2016 Irish budget
- Presented: 13 October 2015
- Parliament: 31st Dáil
- Government: 29th Government of Ireland
- Party: Fine Gael; Labour Party;
- Minister for Finance: Michael Noonan (FG)
- Minister for Public Expenditure and Reform: Brendan Howlin (Lab)
- Website: Budget 2016

= 2016 Irish budget =

The 2016 Irish budget was the Irish Government budget for the 2016 fiscal year, which was presented to Dáil Éireann on 13 October 2015.

The Minister for Finance Michael Noonan outlined the taxation measures with Public Expenditure Minister Brendan Howlin detailing the spending.

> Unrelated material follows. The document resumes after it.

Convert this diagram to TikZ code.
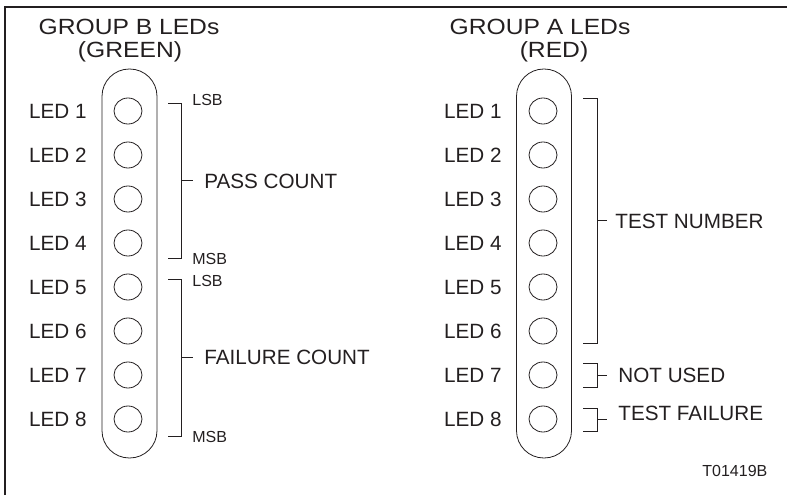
\documentclass[tikz,border=0pt]{standalone}
\usepackage{fontspec}
\setmainfont{Liberation Sans}
\newfontfamily\headfont[FakeStretch=1.12]{Liberation Sans}
\usetikzlibrary{positioning,shapes.geometric}

\definecolor{ink}{RGB}{35,31,32}

\tikzset{
  led/.style={draw, ellipse, minimum width=21pt, minimum height=19.5pt},
  ledname/.style={font=\fontsize{15.5}{18}\selectfont, left=20pt of #1},
  pill/.style={draw, minimum width=41.25pt, minimum height=291.75pt, rounded corners=20.5pt},
  heading/.style={font=\headfont\fontsize{16.5}{19}\selectfont},
  meaning/.style={font=\fontsize{15.5}{18}\selectfont, anchor=west},
  bit/.style={font=\fontsize{12}{14}\selectfont, anchor=west},
}

\begin{document}
\begin{tikzpicture}[x=0.75pt, y=-0.75pt, inner sep=0pt, color=ink, line width=0.6pt]
\useasboundingbox (0,0) rectangle (787,495);

% frame
\draw[line width=1.5pt] (5,495) -- (5,7) -- (787,7);

% group B
\node[heading] (titleb) at (129,27) {GROUP B LEDs};
\node[heading] (green) at (130,52) {(GREEN)};
\node[pill] (pillb) at (129.5,263.5) {};

\node[led] (b1) at (128,111) {};
\node[led] (b2) at (128,155) {};
\node[led] (b3) at (128,199) {};
\node[led] (b4) at (128,243) {};
\node[led] (b5) at (128,287) {};
\node[led] (b6) at (128,331) {};
\node[led] (b7) at (128,375) {};
\node[led] (b8) at (128,419) {};

\node[ledname=b1] (lb1) {LED 1};
\node[ledname=b2] (lb2) {LED 2};
\node[ledname=b3] (lb3) {LED 3};
\node[ledname=b4] (lb4) {LED 4};
\node[ledname=b5] (lb5) {LED 5};
\node[ledname=b6] (lb6) {LED 6};
\node[ledname=b7] (lb7) {LED 7};
\node[ledname=b8] (lb8) {LED 8};

% pass count
\draw (168,103) -- (181,103) -- (181,258) -- (168,258);
\draw (181,180.5) -- (193,180.5);
\node[bit] (lsbp) at (192,100) {LSB};
\node[bit] (msbp) at (192,259) {MSB};
\node[meaning] (pass) at (204,181) {PASS COUNT};

% failure count
\draw (168,279) -- (181,279) -- (181,436) -- (168,436);
\draw (181,357.5) -- (193,357.5);
\node[bit] (lsbf) at (192,281) {LSB};
\node[bit] (msbf) at (192,437) {MSB};
\node[meaning] (fail) at (204,357) {FAILURE COUNT};

% group A
\node[heading] (titlea) at (540,27) {GROUP A LEDs};
\node[heading] (red) at (554,52) {(RED)};
\node[pill] (pilla) at (544,263.5) {};

\node[led] (a1) at (543,111) {};
\node[led] (a2) at (543,155) {};
\node[led] (a3) at (543,199) {};
\node[led] (a4) at (543,243) {};
\node[led] (a5) at (543,287) {};
\node[led] (a6) at (543,331) {};
\node[led] (a7) at (543,375) {};
\node[led] (a8) at (543,419) {};

\node[ledname=a1] (la1) {LED 1};
\node[ledname=a2] (la2) {LED 2};
\node[ledname=a3] (la3) {LED 3};
\node[ledname=a4] (la4) {LED 4};
\node[ledname=a5] (la5) {LED 5};
\node[ledname=a6] (la6) {LED 6};
\node[ledname=a7] (la7) {LED 7};
\node[ledname=a8] (la8) {LED 8};

% test number, not used, test failure
\draw (583,98) -- (597,98) -- (597,343) -- (583,343);
\draw (597,220.5) -- (607,220.5);
\node[meaning] (testno) at (615,221) {TEST NUMBER};

\draw (583,363) -- (597,363) -- (597,387) -- (583,387);
\draw (597,375) -- (607,375);
\node[meaning] (unused) at (618,375) {NOT USED};

\draw (583,408) -- (597,408) -- (597,431) -- (583,431);
\draw (597,419.5) -- (607,419.5);
\node[meaning] (testfail) at (618,413) {TEST FAILURE};

\node[bit] (code) at (702,471) {T01419B};

\end{tikzpicture}
\end{document}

Families were the big winners in the Budget, with a €5 increase in the monthly child benefit, free GP care for the under 12s and extra free pre-school childcare announced.

==Summary==

- A pack of 20 cigarettes is to increase by 50 cent from midnight of the 13 October.
- The entry point to the USC will rise from €12,012 to €13,000
- Free pre-school childcare will be available for children from 3 years until they reach five and a half.
- The Christmas bonus for social welfare recipients restored to 75 per cent of the recipient's weekly payment.
- Old age pension will increase by €3 per week from January 2016.
- Child benefit to increase by €5 per month to €140 from January 2016.
- Fuel allowance will be increased by €2.50 per week to €22.50.
- 600 extra gardaí to be recruited.
- 2c charge every time cash is withdraw from an ATM using a debit card capped at €2.50 for ATM cards and €5 for combination ATM / debit cards.
- Minimum wage increased from €8.65 to €9.15 per hour from January 2016.